SQL> select inst_id, process, status, thread#, sequence#, block#, blocks from gv$managed_standby where process in ('RFS','LNS','MRP0');
INST_ID PROCESS STATUS THREAD# SEQUENCE# BLOCK# BLOCKS
---------- --------- ------------ ---------- ---------- ---------- ----------
2 LNS WRITING 2 74 17773 1
1 LNS WRITING 1 79 25355 1
LNS is transporting the redo data to the standby side without problems.
Check MRP0 on Standby Database: WAIT_FOR_LOG
Now we check the standby database in turn and see the status of receiving (RFS) and applying (MRP) processes.
SQL> select inst_id, process, status, thread#, sequence#, block#, blocks from gv$managed_standby where process in ('RFS','LNS','MRP0');
INST_ID PROCESS STATUS THREAD# SEQUENCE# BLOCK# BLOCKS
---------- --------- ------------ ---------- ---------- ---------- ----------
2 RFS IDLE 0 0 0 0
2 RFS IDLE 0 0 0 0
2 RFS IDLE 0 0 0 0
2 RFS IDLE 1 79 25361 1
2 RFS IDLE 0 0 0 0
2 RFS IDLE 0 0 0 0
2 MRP0 WAIT_FOR_LOG 2 74 0 0
2 RFS IDLE 2 74 17779 1
2 RFS IDLE 0 0 0 0
2 RFS IDLE 0 0 0 0
10 rows selected.
RFS is continuously receiving redo data from the primary. But MRP0 is WAIT_FOR_LOG, it seems to be trapped or wait for something infinitely. No real-time apply in this moment.
Check Broker Status
Check the apply lag by the broker.
[oracle@primary01 ~]$ dgmgrl sys/password@primdb1
...
DGMGRL> show database standb;
Database - standb
Role: PHYSICAL STANDBY
Intended State: APPLY-ON
Transport Lag: 0 seconds
Apply Lag: 1 hour(s) 55 minutes 47 seconds
Real Time Query: OFF
Instance(s):
standb1
standb2 (apply instance)
Database Status:
SUCCESS
Everything looks fine besides "Apply Lag". Normally, "Apply Lag" should be 0 if real-time apply is working, but now, the lag is almost 2 hours. Did the broker fall asleep?

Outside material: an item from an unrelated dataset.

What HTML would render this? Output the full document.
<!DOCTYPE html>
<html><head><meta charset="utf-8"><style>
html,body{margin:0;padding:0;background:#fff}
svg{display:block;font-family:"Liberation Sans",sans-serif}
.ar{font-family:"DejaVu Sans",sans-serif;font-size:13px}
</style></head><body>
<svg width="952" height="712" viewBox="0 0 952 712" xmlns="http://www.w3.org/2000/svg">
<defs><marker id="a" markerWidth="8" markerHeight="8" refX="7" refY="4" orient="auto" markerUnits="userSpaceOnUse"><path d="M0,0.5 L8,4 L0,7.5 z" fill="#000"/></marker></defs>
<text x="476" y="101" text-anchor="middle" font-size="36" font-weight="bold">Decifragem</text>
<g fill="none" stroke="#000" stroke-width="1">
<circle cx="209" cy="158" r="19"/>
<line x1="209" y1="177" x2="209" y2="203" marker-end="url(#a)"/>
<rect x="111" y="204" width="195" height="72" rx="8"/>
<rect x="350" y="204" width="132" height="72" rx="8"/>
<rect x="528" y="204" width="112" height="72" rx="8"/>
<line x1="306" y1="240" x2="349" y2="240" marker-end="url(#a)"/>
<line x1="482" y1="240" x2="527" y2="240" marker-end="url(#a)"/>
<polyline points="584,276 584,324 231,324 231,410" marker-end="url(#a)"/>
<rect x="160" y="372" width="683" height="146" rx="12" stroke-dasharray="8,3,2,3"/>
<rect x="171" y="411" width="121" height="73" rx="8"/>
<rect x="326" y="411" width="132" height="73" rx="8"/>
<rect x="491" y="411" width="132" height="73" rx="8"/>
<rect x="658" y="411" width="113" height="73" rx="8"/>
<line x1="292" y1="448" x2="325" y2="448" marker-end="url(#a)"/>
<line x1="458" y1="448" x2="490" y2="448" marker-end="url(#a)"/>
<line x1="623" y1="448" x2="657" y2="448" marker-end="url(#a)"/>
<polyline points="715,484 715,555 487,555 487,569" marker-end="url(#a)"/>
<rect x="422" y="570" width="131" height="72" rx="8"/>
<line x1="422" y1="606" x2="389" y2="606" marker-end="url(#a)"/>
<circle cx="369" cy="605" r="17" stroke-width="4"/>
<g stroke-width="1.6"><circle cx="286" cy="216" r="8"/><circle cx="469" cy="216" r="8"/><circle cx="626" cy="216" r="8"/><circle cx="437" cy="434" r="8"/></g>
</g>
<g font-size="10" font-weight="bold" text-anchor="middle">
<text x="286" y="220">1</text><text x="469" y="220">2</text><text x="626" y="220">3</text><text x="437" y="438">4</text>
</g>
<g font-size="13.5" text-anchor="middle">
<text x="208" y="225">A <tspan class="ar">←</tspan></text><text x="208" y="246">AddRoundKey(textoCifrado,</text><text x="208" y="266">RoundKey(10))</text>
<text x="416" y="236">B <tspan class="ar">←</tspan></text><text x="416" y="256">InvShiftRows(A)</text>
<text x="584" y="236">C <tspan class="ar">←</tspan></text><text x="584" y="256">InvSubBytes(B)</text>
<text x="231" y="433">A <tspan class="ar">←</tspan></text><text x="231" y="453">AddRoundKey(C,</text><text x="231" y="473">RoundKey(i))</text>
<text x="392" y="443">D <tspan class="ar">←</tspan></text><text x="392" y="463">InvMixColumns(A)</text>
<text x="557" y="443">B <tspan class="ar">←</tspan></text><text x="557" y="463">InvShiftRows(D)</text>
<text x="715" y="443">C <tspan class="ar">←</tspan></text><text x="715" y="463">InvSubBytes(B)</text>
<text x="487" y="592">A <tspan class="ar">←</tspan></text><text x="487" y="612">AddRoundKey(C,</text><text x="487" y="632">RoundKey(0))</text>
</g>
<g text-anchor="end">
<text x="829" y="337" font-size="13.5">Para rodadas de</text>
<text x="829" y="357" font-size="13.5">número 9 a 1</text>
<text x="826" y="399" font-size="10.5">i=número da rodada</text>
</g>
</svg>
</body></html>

Re-enable Standby Database
In such situation, you can re-enable the standby database to make it work again.
DGMGRL> enable database standb;
Enabled.
The broker is waked up and I think it's interrupted in something infinite loop.
Check the apply lag again.
DGMGRL> show database standb;
Database - standb
Role: PHYSICAL STANDBY
Intended State: APPLY-ON
Transport Lag: 0 seconds
Apply Lag: 0 seconds
Real Time Query: OFF
Instance(s):
standb1
standb2 (apply instance)
Database Status:
SUCCESS
There's no apply lag now.
Check the status of the apply service (MRP0).
SQL> select inst_id, process, status, thread#, sequence#, block#, blocks from gv$managed_standby where process in ('RFS','LNS','MRP0');
INST_ID PROCESS STATUS THREAD# SEQUENCE# BLOCK# BLOCKS
---------- --------- ------------ ---------- ---------- ---------- ----------
1 RFS RECEIVING 0 0 0 0
2 RFS IDLE 0 0 0 0
2 RFS IDLE 0 0 0 0
2 RFS IDLE 0 0 0 0
2 RFS IDLE 1 80 58 1
2 RFS IDLE 0 0 0 0
2 RFS IDLE 0 0 0 0
2 MRP0 APPLYING_LOG 1 79 25581 25582
2 RFS IDLE 2 75 43 1
2 RFS IDLE 0 0 0 0
2 RFS IDLE 0 0 0 0
INST_ID PROCESS STATUS THREAD# SEQUENCE# BLOCK# BLOCKS
---------- --------- ------------ ---------- ---------- ---------- ----------
2 RFS RECEIVING 0 0 0 0
12 rows selected.
Now it's back to normal. APPLYING_LOG is the normal status for real-time applying service.
Problem not solved getting following error:
DGM-17016: failed to retrieve status for database
Thanks for your input. I think there might be other errors accompanied in your stack trace need to be investigated.